| PROBLEM DESCRIPTION |
Search the data below for the string "this". Extract every line that contains it.

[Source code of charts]
- - - -

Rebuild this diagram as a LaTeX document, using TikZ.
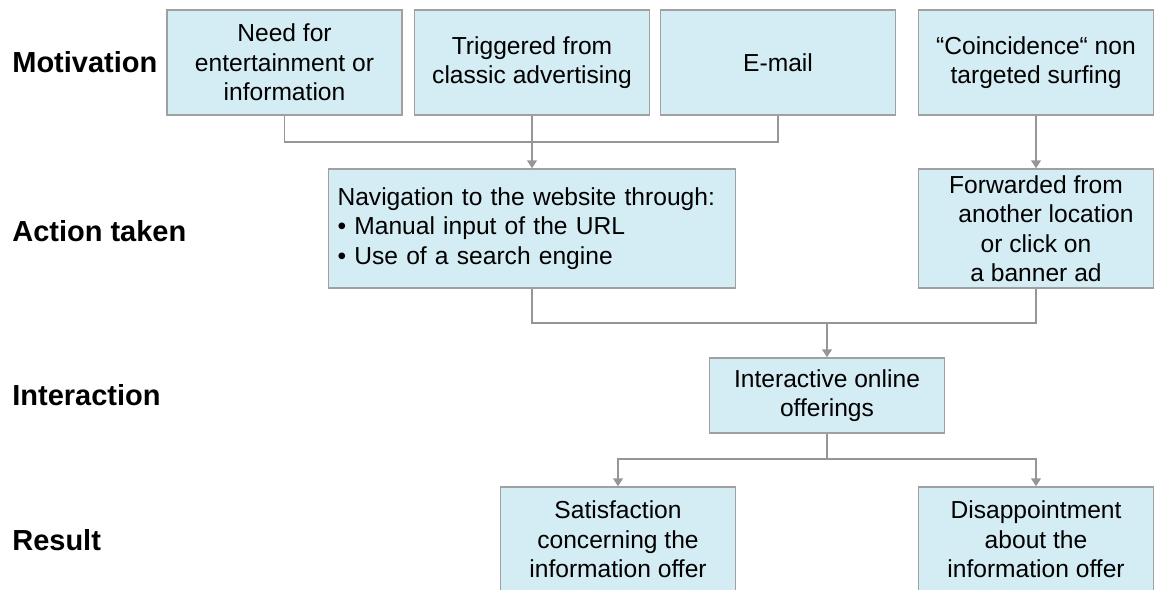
\documentclass[tikz,border=0pt]{standalone}
\usepackage{fontspec}
\setmainfont{Liberation Sans}
\usepackage{xcolor}
\usepackage{tikz}
\usetikzlibrary{positioning,arrows.meta,calc}
\definecolor{bleu}{RGB}{212,236,243}
\definecolor{bord}{RGB}{160,160,160}
\definecolor{trait}{RGB}{150,150,150}

\begin{document}
\begin{tikzpicture}[
  x=0.02cm, y=-0.02cm,
  bloc/.style={
    draw=bord, fill=bleu, line width=0.85pt,
    minimum width=4.7cm, minimum height=2.1cm,
    align=center, inner sep=0pt,
    font=\fontsize{14}{16.8}\selectfont
  },
  niveau/.style={anchor=west, inner sep=0pt,
    font=\fontsize{16.5}{19}\selectfont\bfseries},
  lien/.style={draw=trait, line width=0.85pt},
  fl/.style={lien, -{Triangle[width=0.2cm, length=0.16cm]}}
]
  \clip (0,0) rectangle (1155,590);

  % --- Niveaux ---
  \node[niveau] (motiv) at (12, 62)  {Motivation};
  \node[niveau] (action) at (12, 231) {Action taken};
  \node[niveau] (inter) at (12, 395) {Interaction};
  \node[niveau] (res)  at (12, 540) {Result};

  % --- Noeuds ---
  \node[bloc] (besoin) at (284.5, 62.5)
    {Need for\\entertainment or\\information};
  \node[bloc] (pub)    at (532, 62.5)
    {Triggered from\\classic advertising};
  \node[bloc] (mail)   at (778, 62.5) {E-mail};
  \node[bloc] (hasard) at (1036, 62.5)
    {“Coincidence“ non\\targeted surfing};

  \node[bloc, minimum width=8.14cm, minimum height=2.38cm,
        text width=7.78cm, align=left] (navig) at (532, 228.5)
    {Navigation to the website through:\\
     \textbullet\ Manual input of the URL\\
     \textbullet\ Use of a search engine};
  \node[bloc, minimum height=2.38cm] (renvoi) at (1036, 228.5)
    {Forwarded from\\\hspace*{0.4cm}another location\\
     or click on\hspace*{1.28cm}\\a banner ad};

  \node[bloc, minimum height=1.5cm] (offre) at (827, 395.5)
    {Interactive online\\offerings};

  \node[bloc] (satis) at (618, 539.5)
    {Satisfaction\\concerning the\\information offer};
  \node[bloc] (decep) at (1036, 539.5)
    {Disappointment\\about the\\information offer};

  % --- Fleches ---
  \coordinate (bus1) at (532, 142);
  \draw[lien] (besoin.south) |- (bus1) -| (mail.south);
  \draw[fl] (pub.south) -- (navig.north);
  \draw[fl] (hasard.south) -- (renvoi.north);

  \coordinate (bus2) at (827, 323);
  \draw[lien] (navig.south) |- (bus2) -| (renvoi.south);
  \draw[fl] (bus2) -- (offre.north);

  \coordinate (bus3) at (827, 459);
  \draw[lien] (offre.south) -- (bus3);
  \draw[fl] (bus3) -| (satis.north);
  \draw[fl] (bus3) -| (decep.north);

\end{tikzpicture}
\end{document}
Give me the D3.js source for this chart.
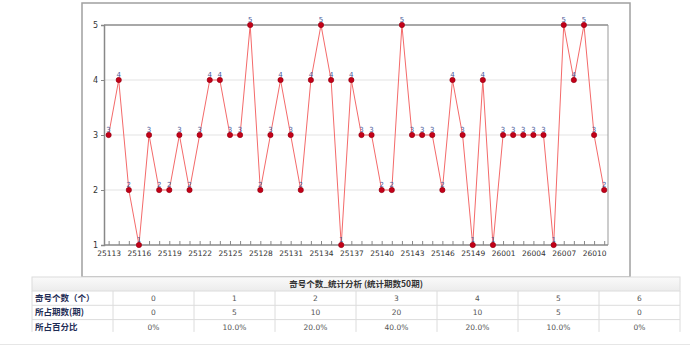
<!DOCTYPE html>
<html><head><meta charset="utf-8">
<script src="https://cdn.jsdelivr.net/npm/d3@7"></script>
<style>
html,body{margin:0;padding:0;background:#fff;}
svg{display:block;font-family:"Noto Sans CJK SC","DejaVu Sans",sans-serif;}
</style></head>
<body>
<svg id="c" width="690" height="352"></svg>
<script>
// ---- data ----
const periods = [];
for (let p = 25113; p <= 25151; p++) periods.push(String(p));
for (let p = 26001; p <= 26011; p++) periods.push(String(p));
const oddCounts = [3,4,2,1,3,2,2,3,2,3,4,4,3,3,5,2,3,4,3,2,4,5,4,1,4,3,3,2,2,5,
                   3,3,3,2,4,3,1,4,1,3,3,3,3,3,1,5,4,5,3,2];
const yTicks = [1,2,3,4,5];
const tableTitle = "奇号个数_统计分析 (统计期数50期)";
const rowLabels = ["奇号个数（个）", "所占期数(期)", "所占百分比"];
const countValues = ["0","1","2","3","4","5","6"];
const periodValues = ["0","5","10","20","10","5","0"];
const percentValues = ["0%","10.0%","20.0%","40.0%","20.0%","10.0%","0%"];

const svg = d3.select("#c");

// outer chart frame
svg.append("rect").attr("x",82).attr("y",3).attr("width",548).attr("height",274)
  .attr("fill","#fff").attr("stroke","#a0a0a0").attr("stroke-width",1.5);

const x = d3.scaleLinear().domain([0, periods.length-1]).range([108.6, 604.2]);
const y = d3.scaleLinear().domain([1,5]).range([245, 25]);
const L = 104, R = 608;

// gridlines
svg.append("g").selectAll("line").data([2,3,4]).join("line")
  .attr("x1",L).attr("x2",R).attr("y1",d=>y(d)).attr("y2",d=>y(d))
  .attr("stroke","#ececec").attr("stroke-width",1.5);

// top border & right border of plot
svg.append("line").attr("x1",L).attr("x2",R).attr("y1",y(5)).attr("y2",y(5))
  .attr("stroke","#a8a8a8").attr("stroke-width",2);
svg.append("line").attr("x1",R).attr("x2",R).attr("y1",y(5)).attr("y2",y(1))
  .attr("stroke","#999").attr("stroke-width",1);

// y axis
const yAxis = d3.axisLeft(y).tickValues(yTicks).tickSize(3).tickPadding(3).tickFormat(d3.format("d"));
const gy = svg.append("g").attr("transform",`translate(${L},0)`).call(yAxis);
gy.select(".domain").attr("stroke","#888").attr("stroke-width",1.5);
gy.selectAll(".tick line").attr("stroke","#888");
gy.selectAll("text").attr("font-size",8).attr("fill","#333").attr("font-family","DejaVu Sans");

// x axis
const xAxis = d3.axisBottom(x).tickValues(d3.range(periods.length)).tickSize(0)
  .tickFormat(i => i % 3 === 0 ? periods[i] : "").tickPadding(6);
const gx = svg.append("g").attr("transform",`translate(0,${y(1)})`).call(xAxis);
gx.select(".domain").remove();
svg.append("line").attr("x1",L).attr("x2",R).attr("y1",y(1)).attr("y2",y(1))
  .attr("stroke","#888").attr("stroke-width",1.5);
gx.selectAll(".tick").append("line").attr("y1",-4).attr("y2",0).attr("stroke","#888");
gx.selectAll("text").attr("font-size",7.5).attr("fill","#333").attr("font-family","DejaVu Sans");

// line
svg.append("path").datum(oddCounts)
  .attr("d", d3.line().x((d,i)=>x(i)).y(d=>y(d)))
  .attr("fill","none").attr("stroke","#f46a6a").attr("stroke-width",1);

// markers (small diamonds)
svg.append("g").selectAll("path").data(oddCounts).join("path")
  .attr("transform",(d,i)=>`translate(${x(i)},${y(d)})`)
  .attr("d", d3.symbol().type(d3.symbolCircle).size(22)())
  .attr("fill","#c40018").attr("stroke","#8e0010").attr("stroke-width",0.6);

// value labels
svg.append("g").selectAll("text").data(oddCounts).join("text")
  .attr("x",(d,i)=>x(i)).attr("y",d=>y(d)-3.5)
  .attr("text-anchor","middle").attr("font-size",7).attr("fill","#4a5a9a")
  .attr("font-family","DejaVu Sans").text(d=>d);

// ---- table ----
const tX = 32, colW = 81, nCols = 8, tW = colW*nCols;
const hdrY = 277, hdrH = 14, rowH = 14.3;
const grad = svg.append("defs").append("linearGradient").attr("id","hg").attr("x1",0).attr("x2",0).attr("y1",0).attr("y2",1);
grad.append("stop").attr("offset","0").attr("stop-color","#fafafa");
grad.append("stop").attr("offset","1").attr("stop-color","#ececec");
svg.append("rect").attr("x",tX).attr("y",hdrY).attr("width",tW).attr("height",hdrH)
  .attr("fill","url(#hg)").attr("stroke","#dcdcdc");
svg.append("text").attr("x",tX+tW/2).attr("y",hdrY+10).attr("text-anchor","middle")
  .attr("font-size",8.5).attr("font-weight","bold").attr("fill","#333").text(tableTitle);

const rows = [countValues, periodValues, percentValues];
const tb = svg.append("g");
rows.forEach((vals, r) => {
  const ry = hdrY + hdrH + r*rowH;
  if (r < 2) tb.append("line").attr("x1",tX).attr("x2",tX+tW).attr("y1",ry+rowH).attr("y2",ry+rowH).attr("stroke","#dcdcdc");
  tb.append("text").attr("x",tX+3).attr("y",ry+10).attr("font-size",8.5).attr("font-weight","bold")
    .attr("fill","#1f2d55").text(rowLabels[r]);
  vals.forEach((v,c) => {
    tb.append("text").attr("x",tX+colW*(c+1)+colW/2).attr("y",ry+10).attr("text-anchor","middle")
      .attr("font-size",7.5).attr("fill","#555").attr("font-family","DejaVu Sans").text(v);
  });
});
const tBottom = hdrY + hdrH + 3*rowH - 2;
for (let c = 0; c <= nCols; c++) {
  tb.append("line").attr("x1",tX+c*colW).attr("x2",tX+c*colW).attr("y1",hdrY+hdrH).attr("y2",tBottom)
    .attr("stroke","#dcdcdc");
}
svg.append("line").attr("x1",0).attr("x2",690).attr("y1",344.5).attr("y2",344.5).attr("stroke","#e6e6e6");
</script>
</body></html>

- - - -

| COMPLETE OUTPUT |
Rebuild this diagram as a LaTeX document, using TikZ.
Give me the D3.js source for this chart.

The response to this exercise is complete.